What is required: Transcribe the listing verbatim. Do not carry over any pictures.

Data excerpts:
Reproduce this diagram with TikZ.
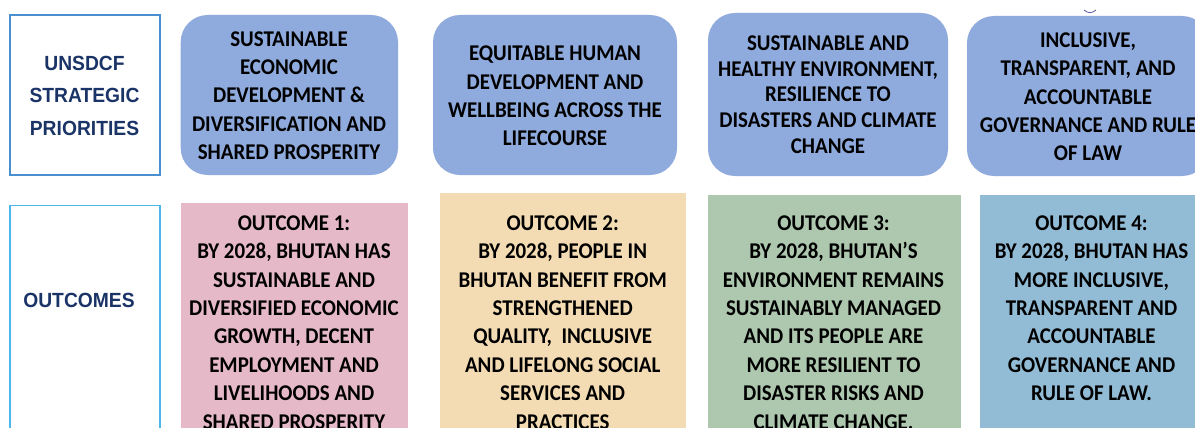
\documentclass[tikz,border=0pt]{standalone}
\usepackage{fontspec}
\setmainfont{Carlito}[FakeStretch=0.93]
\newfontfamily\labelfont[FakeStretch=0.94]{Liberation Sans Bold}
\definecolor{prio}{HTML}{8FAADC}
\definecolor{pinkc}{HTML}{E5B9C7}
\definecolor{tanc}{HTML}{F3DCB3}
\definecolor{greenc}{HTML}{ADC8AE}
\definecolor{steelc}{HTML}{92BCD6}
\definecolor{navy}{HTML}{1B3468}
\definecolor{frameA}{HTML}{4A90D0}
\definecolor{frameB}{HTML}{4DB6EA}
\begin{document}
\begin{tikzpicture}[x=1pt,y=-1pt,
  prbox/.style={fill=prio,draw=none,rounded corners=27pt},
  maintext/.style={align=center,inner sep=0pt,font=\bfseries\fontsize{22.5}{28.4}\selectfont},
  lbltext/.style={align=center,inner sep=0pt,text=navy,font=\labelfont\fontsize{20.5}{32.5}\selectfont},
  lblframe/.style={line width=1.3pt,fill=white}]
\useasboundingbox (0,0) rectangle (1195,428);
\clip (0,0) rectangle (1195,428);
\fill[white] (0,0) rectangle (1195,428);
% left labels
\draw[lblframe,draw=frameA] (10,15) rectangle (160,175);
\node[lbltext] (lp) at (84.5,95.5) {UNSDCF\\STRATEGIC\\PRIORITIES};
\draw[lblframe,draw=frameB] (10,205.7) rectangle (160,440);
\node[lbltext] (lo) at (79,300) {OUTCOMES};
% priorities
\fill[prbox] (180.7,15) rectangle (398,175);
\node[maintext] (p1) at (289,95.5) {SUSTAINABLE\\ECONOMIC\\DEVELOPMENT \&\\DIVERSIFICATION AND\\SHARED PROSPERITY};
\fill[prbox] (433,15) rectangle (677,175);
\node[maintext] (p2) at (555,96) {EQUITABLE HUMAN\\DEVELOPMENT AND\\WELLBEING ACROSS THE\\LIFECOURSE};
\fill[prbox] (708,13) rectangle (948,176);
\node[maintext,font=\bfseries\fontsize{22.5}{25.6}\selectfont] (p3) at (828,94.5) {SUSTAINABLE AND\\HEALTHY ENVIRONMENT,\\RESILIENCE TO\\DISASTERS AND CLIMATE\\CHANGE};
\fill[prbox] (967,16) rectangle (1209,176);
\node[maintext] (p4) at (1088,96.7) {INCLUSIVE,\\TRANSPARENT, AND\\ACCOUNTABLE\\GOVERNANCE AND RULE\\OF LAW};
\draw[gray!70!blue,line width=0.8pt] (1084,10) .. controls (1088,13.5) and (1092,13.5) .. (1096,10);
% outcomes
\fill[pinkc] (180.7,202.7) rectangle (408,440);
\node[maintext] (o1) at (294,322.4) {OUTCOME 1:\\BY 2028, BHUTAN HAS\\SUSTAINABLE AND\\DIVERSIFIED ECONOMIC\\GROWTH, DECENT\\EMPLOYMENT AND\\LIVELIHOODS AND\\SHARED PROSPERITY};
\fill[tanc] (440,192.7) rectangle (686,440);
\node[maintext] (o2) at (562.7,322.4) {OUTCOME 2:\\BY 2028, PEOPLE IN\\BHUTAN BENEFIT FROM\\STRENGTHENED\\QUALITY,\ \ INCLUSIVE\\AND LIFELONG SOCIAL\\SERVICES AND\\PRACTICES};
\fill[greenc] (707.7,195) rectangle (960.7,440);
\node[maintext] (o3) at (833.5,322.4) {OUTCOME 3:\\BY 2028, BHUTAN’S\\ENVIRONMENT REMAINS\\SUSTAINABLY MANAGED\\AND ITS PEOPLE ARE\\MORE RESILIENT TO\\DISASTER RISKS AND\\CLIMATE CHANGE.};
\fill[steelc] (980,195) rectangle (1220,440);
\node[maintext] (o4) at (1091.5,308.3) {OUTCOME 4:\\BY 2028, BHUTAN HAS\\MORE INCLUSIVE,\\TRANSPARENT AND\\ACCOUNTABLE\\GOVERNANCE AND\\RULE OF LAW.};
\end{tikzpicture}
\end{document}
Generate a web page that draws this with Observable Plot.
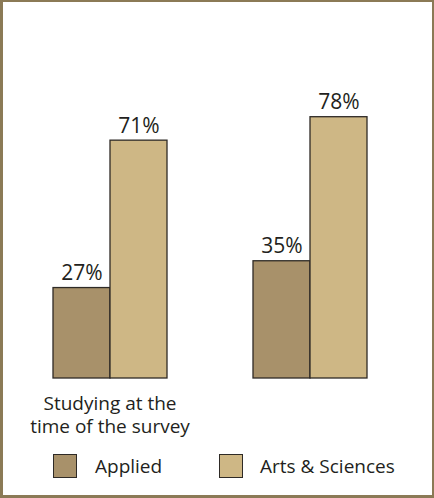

Task output:
Reproduce this diagram with TikZ.
\documentclass[tikz,border=0pt]{standalone}
\usepackage{fontspec}
\setmainfont{Carlito}[FakeStretch=0.93]
\newfontfamily\labelfont[FakeStretch=0.94]{Liberation Sans Bold}
\definecolor{prio}{HTML}{8FAADC}
\definecolor{pinkc}{HTML}{E5B9C7}
\definecolor{tanc}{HTML}{F3DCB3}
\definecolor{greenc}{HTML}{ADC8AE}
\definecolor{steelc}{HTML}{92BCD6}
\definecolor{navy}{HTML}{1B3468}
\definecolor{frameA}{HTML}{4A90D0}
\definecolor{frameB}{HTML}{4DB6EA}
\begin{document}
\begin{tikzpicture}[x=1pt,y=-1pt,
  prbox/.style={fill=prio,draw=none,rounded corners=27pt},
  maintext/.style={align=center,inner sep=0pt,font=\bfseries\fontsize{22.5}{28.4}\selectfont},
  lbltext/.style={align=center,inner sep=0pt,text=navy,font=\labelfont\fontsize{20.5}{32.5}\selectfont},
  lblframe/.style={line width=1.3pt,fill=white}]
\useasboundingbox (0,0) rectangle (1195,428);
\clip (0,0) rectangle (1195,428);
\fill[white] (0,0) rectangle (1195,428);
% left labels
\draw[lblframe,draw=frameA] (10,15) rectangle (160,175);
\node[lbltext] (lp) at (84.5,95.5) {UNSDCF\\STRATEGIC\\PRIORITIES};
\draw[lblframe,draw=frameB] (10,205.7) rectangle (160,440);
\node[lbltext] (lo) at (79,300) {OUTCOMES};
% priorities
\fill[prbox] (180.7,15) rectangle (398,175);
\node[maintext] (p1) at (289,95.5) {SUSTAINABLE\\ECONOMIC\\DEVELOPMENT \&\\DIVERSIFICATION AND\\SHARED PROSPERITY};
\fill[prbox] (433,15) rectangle (677,175);
\node[maintext] (p2) at (555,96) {EQUITABLE HUMAN\\DEVELOPMENT AND\\WELLBEING ACROSS THE\\LIFECOURSE};
\fill[prbox] (708,13) rectangle (948,176);
\node[maintext,font=\bfseries\fontsize{22.5}{25.6}\selectfont] (p3) at (828,94.5) {SUSTAINABLE AND\\HEALTHY ENVIRONMENT,\\RESILIENCE TO\\DISASTERS AND CLIMATE\\CHANGE};
\fill[prbox] (967,16) rectangle (1209,176);
\node[maintext] (p4) at (1088,96.7) {INCLUSIVE,\\TRANSPARENT, AND\\ACCOUNTABLE\\GOVERNANCE AND RULE\\OF LAW};
\draw[gray!70!blue,line width=0.8pt] (1084,10) .. controls (1088,13.5) and (1092,13.5) .. (1096,10);
% outcomes
\fill[pinkc] (180.7,202.7) rectangle (408,440);
\node[maintext] (o1) at (294,322.4) {OUTCOME 1:\\BY 2028, BHUTAN HAS\\SUSTAINABLE AND\\DIVERSIFIED ECONOMIC\\GROWTH, DECENT\\EMPLOYMENT AND\\LIVELIHOODS AND\\SHARED PROSPERITY};
\fill[tanc] (440,192.7) rectangle (686,440);
\node[maintext] (o2) at (562.7,322.4) {OUTCOME 2:\\BY 2028, PEOPLE IN\\BHUTAN BENEFIT FROM\\STRENGTHENED\\QUALITY,\ \ INCLUSIVE\\AND LIFELONG SOCIAL\\SERVICES AND\\PRACTICES};
\fill[greenc] (707.7,195) rectangle (960.7,440);
\node[maintext] (o3) at (833.5,322.4) {OUTCOME 3:\\BY 2028, BHUTAN’S\\ENVIRONMENT REMAINS\\SUSTAINABLY MANAGED\\AND ITS PEOPLE ARE\\MORE RESILIENT TO\\DISASTER RISKS AND\\CLIMATE CHANGE.};
\fill[steelc] (980,195) rectangle (1220,440);
\node[maintext] (o4) at (1091.5,308.3) {OUTCOME 4:\\BY 2028, BHUTAN HAS\\MORE INCLUSIVE,\\TRANSPARENT AND\\ACCOUNTABLE\\GOVERNANCE AND\\RULE OF LAW.};
\end{tikzpicture}
\end{document}
Generate a web page that draws this with Observable Plot.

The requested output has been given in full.